O Executivo local realizou pregão eletrônico, esta semana, para contratação de empresa especializada na prestação de serviços de manutenção preventiva e corretiva, com reposição de peças, em 82 máquinas de hemodiálise. O contrato com a entidade vencedora deve ser assinado em até 30 dias. A Secretaria de Saúde não informou o nome da empresa que assumirá o serviço. Atualmente, os hospitais públicos contam com 102 aparelhos. Destes, apenas 20 estão com contrato de manutenção em dia.
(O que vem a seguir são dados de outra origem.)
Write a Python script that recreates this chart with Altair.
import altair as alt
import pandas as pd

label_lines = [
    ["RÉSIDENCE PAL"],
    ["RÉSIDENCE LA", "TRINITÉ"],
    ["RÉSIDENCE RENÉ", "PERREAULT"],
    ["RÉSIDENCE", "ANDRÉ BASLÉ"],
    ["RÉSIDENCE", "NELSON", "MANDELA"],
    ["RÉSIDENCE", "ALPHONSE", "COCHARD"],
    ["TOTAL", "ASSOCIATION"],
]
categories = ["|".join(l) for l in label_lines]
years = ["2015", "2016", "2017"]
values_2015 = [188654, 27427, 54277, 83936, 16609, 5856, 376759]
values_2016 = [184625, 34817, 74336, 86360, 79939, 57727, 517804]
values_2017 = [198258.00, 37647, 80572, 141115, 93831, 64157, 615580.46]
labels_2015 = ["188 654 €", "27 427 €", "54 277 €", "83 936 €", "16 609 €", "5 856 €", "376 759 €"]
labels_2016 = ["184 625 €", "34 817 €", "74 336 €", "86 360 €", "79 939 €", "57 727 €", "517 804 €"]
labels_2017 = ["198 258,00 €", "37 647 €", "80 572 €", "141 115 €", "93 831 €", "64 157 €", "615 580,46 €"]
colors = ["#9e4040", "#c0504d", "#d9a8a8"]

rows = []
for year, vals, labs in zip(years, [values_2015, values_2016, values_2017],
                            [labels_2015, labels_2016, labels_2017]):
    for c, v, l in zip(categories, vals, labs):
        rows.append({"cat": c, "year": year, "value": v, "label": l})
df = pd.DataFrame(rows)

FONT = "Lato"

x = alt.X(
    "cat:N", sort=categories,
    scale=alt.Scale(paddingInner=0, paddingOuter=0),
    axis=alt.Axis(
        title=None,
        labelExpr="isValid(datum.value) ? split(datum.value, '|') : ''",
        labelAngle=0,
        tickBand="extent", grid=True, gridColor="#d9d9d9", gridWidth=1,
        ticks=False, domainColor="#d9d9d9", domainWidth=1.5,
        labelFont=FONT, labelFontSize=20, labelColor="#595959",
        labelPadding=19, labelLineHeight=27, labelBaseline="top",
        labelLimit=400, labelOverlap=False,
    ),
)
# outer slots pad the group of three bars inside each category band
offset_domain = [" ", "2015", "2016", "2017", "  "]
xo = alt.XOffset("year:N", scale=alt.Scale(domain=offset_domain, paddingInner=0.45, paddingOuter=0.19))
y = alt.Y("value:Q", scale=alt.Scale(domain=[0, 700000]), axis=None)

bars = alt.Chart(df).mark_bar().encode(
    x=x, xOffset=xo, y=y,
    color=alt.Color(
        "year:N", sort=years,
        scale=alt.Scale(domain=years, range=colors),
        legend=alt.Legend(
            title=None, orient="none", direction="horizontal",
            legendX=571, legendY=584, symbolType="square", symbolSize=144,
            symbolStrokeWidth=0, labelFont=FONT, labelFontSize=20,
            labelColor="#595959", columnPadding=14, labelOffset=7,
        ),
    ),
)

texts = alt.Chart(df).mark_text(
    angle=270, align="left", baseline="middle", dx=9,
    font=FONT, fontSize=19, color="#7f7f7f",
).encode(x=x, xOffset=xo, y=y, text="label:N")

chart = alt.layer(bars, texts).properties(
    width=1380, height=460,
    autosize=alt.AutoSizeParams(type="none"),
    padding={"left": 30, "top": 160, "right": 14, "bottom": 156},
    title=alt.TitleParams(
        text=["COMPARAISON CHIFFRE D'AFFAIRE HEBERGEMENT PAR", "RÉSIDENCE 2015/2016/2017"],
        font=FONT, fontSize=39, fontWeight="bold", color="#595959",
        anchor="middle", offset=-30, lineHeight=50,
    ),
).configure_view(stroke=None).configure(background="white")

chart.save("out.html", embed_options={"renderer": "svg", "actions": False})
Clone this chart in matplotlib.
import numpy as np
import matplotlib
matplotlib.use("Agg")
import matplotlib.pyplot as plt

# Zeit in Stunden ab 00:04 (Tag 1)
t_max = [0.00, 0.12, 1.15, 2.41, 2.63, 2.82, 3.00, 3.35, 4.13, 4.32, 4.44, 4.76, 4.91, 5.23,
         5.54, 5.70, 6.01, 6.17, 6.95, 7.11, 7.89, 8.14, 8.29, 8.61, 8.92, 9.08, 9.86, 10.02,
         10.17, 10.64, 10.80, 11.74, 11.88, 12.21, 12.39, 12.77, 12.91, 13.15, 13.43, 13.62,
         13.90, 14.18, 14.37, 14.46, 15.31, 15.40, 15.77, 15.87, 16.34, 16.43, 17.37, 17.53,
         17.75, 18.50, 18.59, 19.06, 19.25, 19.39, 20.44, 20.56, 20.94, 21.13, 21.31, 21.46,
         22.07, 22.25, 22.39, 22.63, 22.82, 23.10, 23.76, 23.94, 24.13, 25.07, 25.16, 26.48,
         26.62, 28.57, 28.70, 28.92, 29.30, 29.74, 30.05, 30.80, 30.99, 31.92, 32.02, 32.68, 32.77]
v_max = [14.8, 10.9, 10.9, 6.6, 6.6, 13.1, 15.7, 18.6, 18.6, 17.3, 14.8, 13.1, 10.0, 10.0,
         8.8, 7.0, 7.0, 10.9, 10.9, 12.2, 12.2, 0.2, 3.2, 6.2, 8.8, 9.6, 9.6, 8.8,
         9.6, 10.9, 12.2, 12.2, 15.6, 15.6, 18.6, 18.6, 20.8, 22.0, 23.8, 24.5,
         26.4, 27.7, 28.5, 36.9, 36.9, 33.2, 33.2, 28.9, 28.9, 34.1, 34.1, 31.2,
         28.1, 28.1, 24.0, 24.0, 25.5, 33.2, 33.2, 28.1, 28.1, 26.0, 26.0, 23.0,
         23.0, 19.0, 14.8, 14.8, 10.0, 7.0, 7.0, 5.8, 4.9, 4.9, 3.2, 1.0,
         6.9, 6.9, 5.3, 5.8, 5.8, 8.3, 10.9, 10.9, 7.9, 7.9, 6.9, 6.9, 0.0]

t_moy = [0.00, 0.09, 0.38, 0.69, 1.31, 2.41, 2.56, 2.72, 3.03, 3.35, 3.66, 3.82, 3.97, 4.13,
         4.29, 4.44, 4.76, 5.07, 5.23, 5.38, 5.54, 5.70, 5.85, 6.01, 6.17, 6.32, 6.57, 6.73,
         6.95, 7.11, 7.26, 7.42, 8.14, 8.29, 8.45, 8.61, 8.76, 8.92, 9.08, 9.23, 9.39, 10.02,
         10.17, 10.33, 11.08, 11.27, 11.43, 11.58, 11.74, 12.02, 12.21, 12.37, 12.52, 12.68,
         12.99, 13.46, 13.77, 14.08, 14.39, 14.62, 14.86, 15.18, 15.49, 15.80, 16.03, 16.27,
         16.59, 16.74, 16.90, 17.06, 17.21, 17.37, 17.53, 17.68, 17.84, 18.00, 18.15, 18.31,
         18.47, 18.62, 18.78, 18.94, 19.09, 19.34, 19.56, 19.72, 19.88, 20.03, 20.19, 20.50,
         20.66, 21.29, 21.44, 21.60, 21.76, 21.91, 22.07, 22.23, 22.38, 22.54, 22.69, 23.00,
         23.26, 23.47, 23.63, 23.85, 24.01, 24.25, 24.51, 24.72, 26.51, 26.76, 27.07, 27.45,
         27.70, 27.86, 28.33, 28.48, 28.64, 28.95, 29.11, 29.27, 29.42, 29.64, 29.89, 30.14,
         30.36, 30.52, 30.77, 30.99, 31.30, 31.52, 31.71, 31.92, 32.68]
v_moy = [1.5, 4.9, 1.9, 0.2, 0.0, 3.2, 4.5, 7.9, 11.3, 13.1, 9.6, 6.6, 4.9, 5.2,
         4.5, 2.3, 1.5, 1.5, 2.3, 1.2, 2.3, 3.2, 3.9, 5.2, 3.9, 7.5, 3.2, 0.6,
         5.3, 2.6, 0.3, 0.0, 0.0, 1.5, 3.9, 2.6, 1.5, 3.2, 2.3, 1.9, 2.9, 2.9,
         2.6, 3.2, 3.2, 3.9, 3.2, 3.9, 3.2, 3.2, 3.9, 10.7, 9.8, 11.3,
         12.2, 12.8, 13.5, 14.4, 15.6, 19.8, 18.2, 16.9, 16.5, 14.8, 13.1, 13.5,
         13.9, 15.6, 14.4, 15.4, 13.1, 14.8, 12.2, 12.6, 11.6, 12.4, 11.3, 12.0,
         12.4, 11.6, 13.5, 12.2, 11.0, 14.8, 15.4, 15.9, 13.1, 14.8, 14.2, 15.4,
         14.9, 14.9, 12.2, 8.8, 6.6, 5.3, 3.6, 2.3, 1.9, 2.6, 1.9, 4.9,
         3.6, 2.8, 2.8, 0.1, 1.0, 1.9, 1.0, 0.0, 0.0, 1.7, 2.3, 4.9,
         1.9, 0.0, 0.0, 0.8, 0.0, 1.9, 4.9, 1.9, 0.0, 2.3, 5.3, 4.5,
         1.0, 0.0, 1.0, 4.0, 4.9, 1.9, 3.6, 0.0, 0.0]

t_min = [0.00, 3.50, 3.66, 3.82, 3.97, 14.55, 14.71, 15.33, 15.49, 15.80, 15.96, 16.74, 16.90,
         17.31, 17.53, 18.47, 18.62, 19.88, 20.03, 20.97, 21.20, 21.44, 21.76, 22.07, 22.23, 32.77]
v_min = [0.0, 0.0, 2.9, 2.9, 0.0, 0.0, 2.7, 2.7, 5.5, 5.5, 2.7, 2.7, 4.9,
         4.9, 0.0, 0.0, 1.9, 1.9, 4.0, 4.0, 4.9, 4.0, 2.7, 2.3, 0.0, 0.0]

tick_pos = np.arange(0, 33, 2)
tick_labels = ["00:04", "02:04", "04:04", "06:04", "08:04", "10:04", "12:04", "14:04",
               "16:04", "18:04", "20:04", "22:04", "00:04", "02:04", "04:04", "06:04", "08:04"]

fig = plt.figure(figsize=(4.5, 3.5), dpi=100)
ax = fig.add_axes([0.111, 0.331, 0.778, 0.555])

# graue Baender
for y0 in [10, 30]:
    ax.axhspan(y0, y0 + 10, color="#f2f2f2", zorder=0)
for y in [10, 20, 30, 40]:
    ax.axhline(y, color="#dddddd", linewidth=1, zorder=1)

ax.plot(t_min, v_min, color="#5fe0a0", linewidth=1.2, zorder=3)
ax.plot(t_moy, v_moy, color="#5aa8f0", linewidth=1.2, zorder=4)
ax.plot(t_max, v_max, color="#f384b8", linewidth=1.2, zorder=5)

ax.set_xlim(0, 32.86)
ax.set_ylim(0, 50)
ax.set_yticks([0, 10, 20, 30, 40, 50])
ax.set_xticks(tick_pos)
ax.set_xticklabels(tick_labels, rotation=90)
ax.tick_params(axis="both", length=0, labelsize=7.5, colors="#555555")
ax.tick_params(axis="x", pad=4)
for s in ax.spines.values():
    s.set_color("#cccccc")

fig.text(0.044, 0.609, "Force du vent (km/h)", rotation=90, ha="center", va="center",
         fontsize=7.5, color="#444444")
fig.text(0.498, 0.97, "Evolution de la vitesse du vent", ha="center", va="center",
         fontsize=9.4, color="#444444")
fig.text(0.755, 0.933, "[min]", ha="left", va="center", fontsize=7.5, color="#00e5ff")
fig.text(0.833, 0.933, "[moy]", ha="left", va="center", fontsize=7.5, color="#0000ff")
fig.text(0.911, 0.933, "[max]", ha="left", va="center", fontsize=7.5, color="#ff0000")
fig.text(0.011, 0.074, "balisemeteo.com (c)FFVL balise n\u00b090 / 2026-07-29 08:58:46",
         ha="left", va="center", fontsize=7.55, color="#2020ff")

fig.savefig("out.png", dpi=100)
O Ministério da Saúde esclareceu, em nota, que os pagamentos referentes aos serviços de nefrologia para o DF estão regulares. Segundo a autarquia, de janeiro a setembro, o Fundo de Ações Estratégicas e Compensação (FAEC Nefrologia) enviou R$ 29,5 milhões para o custeio de hemodiálise. Isso representa 88,5% de todo o repasse de 2014, quando o governo federal desembolsou R$ 33,3 milhões. Na semana passada, o Ministério da Saúde publicou portaria liberando mais R$ 99 milhões para todas as unidades da Federação. “A medida vai permitir o aprimoramento dos serviços de nefrologia oferecidos pelo SUS para o acompanhamento e o custeio do tratamento de pacientes renais crônicos em diferentes estágios”, assegura o texto.
Memória
Problema ecorrente
As clínicas que prestam serviço de tratamento de hemodiálise no Distrito Federal ameaçaram, em julho, suspender o recebimento de novos pacientes caso o GDF não pagasse as dívidas. Os débitos com seis unidades particulares somavam quase R$ 3 milhões. A lista de espera contava com 50 nomes. Em março, o GDF teve que transferir 131 pacientes da Clínica de Doenças Renais de Brasília (CDRB), pois ela rompeu com o governo. Na época, a Secretaria de Saúde atribuiu as dívidas à gestão de Agnelo Queiroz (PT). “Repasses do exercício atual (2015) para as clínicas de terapia renal estão em dia e não há riscos de paralisação dos serviços. As dívidas estão no cronograma de pagamento do Governo de Brasília”, garantiu a pasta, em nota.